**DIRECTION**
Write the lines out again, from the top of the material to the line containing "const yTicks = [180,200,220,240,260,280,300];", pictures excluded.

──────────

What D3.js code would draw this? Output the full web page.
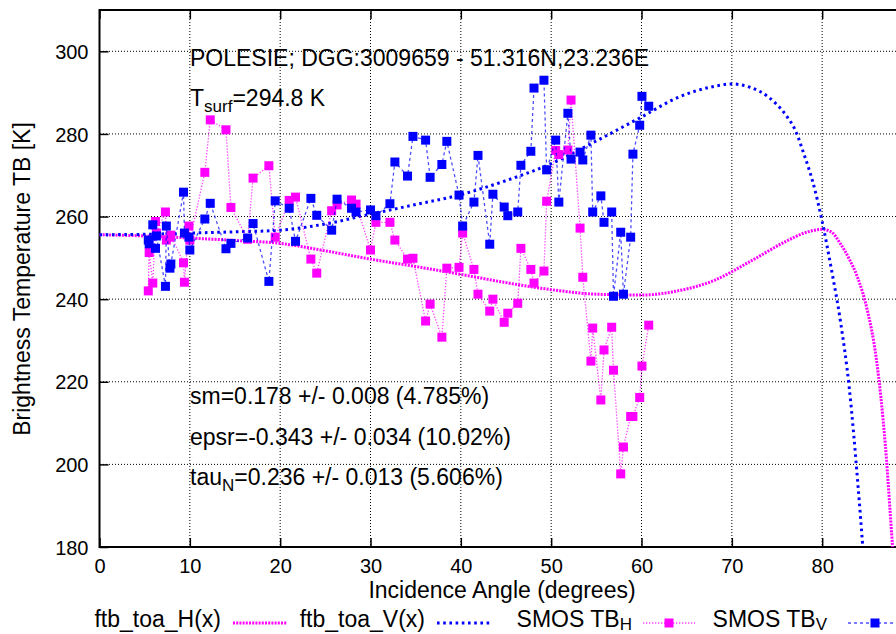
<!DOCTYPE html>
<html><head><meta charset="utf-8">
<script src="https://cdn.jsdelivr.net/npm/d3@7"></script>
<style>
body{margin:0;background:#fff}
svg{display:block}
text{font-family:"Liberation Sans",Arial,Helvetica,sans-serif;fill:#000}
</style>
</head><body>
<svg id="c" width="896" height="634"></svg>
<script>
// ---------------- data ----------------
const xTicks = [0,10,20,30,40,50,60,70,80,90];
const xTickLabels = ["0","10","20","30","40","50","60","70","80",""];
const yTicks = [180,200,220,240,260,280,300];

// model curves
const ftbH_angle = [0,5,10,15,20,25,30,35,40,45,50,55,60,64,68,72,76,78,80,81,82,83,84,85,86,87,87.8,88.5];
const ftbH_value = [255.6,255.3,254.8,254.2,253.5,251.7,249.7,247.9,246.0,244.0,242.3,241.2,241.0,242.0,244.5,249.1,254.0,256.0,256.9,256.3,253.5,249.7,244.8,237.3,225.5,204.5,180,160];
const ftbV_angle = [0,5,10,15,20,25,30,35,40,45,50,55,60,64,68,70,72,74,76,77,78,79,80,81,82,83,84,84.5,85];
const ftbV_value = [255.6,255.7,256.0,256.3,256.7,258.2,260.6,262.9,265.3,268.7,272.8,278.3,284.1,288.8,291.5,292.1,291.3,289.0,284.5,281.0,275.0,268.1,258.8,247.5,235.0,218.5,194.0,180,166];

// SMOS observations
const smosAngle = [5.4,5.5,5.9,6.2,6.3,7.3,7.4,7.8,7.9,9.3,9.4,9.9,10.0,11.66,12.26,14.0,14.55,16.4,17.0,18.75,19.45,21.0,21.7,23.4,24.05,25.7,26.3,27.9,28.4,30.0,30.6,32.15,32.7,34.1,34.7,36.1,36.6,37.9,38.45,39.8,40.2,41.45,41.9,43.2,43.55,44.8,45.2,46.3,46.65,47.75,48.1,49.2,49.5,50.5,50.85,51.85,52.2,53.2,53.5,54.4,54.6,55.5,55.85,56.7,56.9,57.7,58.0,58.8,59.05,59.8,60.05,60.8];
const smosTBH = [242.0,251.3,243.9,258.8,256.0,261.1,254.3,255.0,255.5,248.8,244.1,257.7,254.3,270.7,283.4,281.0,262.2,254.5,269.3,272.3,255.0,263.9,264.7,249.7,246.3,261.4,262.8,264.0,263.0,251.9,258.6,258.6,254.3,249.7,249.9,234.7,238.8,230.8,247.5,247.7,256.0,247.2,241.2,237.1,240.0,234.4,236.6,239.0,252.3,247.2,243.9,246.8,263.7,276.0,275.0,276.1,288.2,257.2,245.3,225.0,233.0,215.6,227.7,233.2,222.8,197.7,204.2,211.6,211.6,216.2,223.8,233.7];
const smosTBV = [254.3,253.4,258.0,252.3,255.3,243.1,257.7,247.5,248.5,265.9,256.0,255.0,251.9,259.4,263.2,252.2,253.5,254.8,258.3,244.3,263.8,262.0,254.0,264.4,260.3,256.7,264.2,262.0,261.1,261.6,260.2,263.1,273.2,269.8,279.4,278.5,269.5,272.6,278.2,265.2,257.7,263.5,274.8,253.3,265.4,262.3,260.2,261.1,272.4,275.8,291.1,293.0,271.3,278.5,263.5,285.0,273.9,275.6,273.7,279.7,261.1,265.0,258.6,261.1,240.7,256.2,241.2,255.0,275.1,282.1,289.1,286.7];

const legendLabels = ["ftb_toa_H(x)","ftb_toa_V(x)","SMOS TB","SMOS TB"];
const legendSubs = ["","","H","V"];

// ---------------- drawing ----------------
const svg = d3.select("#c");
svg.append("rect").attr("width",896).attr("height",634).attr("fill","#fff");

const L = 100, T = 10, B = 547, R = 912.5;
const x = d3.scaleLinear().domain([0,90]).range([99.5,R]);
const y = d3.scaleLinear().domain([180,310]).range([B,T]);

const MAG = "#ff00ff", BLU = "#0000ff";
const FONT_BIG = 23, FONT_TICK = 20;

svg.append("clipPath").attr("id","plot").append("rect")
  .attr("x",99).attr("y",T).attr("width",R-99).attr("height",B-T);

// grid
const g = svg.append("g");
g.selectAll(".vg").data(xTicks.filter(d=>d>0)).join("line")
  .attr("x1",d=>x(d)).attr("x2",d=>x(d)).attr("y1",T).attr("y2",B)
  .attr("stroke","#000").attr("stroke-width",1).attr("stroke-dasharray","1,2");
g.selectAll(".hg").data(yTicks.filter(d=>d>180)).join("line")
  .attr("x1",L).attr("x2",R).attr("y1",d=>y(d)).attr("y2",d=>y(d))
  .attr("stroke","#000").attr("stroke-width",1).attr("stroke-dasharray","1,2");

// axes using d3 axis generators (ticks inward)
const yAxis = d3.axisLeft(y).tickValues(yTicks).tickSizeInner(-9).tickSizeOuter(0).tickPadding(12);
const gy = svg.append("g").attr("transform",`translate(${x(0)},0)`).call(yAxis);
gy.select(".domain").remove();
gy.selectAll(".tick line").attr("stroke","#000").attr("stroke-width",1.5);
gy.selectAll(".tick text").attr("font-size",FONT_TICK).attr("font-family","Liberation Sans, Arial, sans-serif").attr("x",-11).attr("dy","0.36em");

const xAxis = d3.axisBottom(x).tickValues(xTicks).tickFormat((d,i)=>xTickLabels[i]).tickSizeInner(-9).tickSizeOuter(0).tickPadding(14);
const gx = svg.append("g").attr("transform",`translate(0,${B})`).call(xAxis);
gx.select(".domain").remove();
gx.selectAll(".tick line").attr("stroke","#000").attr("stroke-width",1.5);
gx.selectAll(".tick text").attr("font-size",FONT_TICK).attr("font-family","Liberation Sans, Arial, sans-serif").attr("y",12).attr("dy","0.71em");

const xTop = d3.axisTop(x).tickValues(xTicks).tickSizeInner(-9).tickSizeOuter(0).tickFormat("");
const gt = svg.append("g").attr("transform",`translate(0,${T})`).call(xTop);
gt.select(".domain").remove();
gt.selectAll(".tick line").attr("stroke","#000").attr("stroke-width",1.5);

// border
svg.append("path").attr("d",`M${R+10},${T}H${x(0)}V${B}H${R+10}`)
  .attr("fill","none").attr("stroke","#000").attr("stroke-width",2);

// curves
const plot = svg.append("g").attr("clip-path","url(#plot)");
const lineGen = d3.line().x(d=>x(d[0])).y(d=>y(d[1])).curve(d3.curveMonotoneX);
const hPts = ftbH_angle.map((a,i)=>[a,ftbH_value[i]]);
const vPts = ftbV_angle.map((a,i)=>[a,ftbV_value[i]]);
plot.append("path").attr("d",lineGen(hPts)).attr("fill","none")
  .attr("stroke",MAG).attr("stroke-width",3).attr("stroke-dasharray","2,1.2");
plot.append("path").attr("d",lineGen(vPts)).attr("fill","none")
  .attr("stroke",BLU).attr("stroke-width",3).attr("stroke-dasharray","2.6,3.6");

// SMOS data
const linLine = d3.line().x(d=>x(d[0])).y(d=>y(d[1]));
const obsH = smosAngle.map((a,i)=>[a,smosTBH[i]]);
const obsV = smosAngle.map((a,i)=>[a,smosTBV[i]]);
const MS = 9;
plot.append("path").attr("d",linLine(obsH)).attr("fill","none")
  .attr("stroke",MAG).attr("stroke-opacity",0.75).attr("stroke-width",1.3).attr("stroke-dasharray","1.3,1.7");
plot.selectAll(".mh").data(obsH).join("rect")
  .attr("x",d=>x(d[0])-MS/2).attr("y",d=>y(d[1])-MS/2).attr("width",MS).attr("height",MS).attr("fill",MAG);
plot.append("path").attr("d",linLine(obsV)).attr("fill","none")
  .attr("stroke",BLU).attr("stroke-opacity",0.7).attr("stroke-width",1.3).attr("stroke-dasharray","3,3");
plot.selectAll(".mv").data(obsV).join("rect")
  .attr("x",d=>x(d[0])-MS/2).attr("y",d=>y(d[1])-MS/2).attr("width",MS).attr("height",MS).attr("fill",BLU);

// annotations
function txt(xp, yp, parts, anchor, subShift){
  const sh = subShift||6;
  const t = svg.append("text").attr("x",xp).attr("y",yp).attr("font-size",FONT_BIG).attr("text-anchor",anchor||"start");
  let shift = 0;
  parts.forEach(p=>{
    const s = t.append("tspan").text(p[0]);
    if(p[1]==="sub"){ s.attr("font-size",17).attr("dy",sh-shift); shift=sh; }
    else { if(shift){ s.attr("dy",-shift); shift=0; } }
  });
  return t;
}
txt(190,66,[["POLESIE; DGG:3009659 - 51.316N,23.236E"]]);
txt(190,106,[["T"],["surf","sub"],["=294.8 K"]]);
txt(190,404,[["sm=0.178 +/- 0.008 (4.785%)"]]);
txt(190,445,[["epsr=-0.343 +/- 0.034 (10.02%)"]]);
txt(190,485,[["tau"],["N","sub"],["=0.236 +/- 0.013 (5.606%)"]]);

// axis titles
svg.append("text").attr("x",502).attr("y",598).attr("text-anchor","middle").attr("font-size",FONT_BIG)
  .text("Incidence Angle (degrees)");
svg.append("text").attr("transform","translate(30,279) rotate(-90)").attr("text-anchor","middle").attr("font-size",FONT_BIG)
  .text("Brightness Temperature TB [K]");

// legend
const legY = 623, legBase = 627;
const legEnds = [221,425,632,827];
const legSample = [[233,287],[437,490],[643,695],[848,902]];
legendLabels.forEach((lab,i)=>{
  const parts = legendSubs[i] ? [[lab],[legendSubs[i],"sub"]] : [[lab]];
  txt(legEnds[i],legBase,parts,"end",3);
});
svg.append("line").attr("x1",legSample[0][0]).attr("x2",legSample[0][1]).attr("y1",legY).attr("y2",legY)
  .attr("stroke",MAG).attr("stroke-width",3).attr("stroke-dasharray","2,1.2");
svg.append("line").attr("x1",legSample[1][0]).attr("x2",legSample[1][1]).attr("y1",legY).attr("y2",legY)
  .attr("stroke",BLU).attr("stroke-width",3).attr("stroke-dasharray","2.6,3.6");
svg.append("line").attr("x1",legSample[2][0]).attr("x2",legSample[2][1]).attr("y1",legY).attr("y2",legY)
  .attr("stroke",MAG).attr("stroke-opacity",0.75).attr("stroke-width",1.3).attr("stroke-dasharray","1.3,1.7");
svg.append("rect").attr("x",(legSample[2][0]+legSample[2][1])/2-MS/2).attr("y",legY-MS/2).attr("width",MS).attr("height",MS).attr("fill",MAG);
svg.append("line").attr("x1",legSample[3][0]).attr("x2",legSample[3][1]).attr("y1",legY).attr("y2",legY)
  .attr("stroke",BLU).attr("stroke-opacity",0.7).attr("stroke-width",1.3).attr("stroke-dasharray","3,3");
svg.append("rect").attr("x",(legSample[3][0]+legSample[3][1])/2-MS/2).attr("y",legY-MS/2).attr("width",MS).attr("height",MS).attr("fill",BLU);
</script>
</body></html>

──────────

**OUTPUT BELOW**
What D3.js code would draw this? Output the full web page.
<!DOCTYPE html>
<html><head><meta charset="utf-8">
<script src="https://cdn.jsdelivr.net/npm/d3@7"></script>
<style>
body{margin:0;background:#fff}
svg{display:block}
text{font-family:"Liberation Sans",Arial,Helvetica,sans-serif;fill:#000}
</style>
</head><body>
<svg id="c" width="896" height="634"></svg>
<script>
// ---------------- data ----------------
const xTicks = [0,10,20,30,40,50,60,70,80,90];
const xTickLabels = ["0","10","20","30","40","50","60","70","80",""];
const yTicks = [180,200,220,240,260,280,300];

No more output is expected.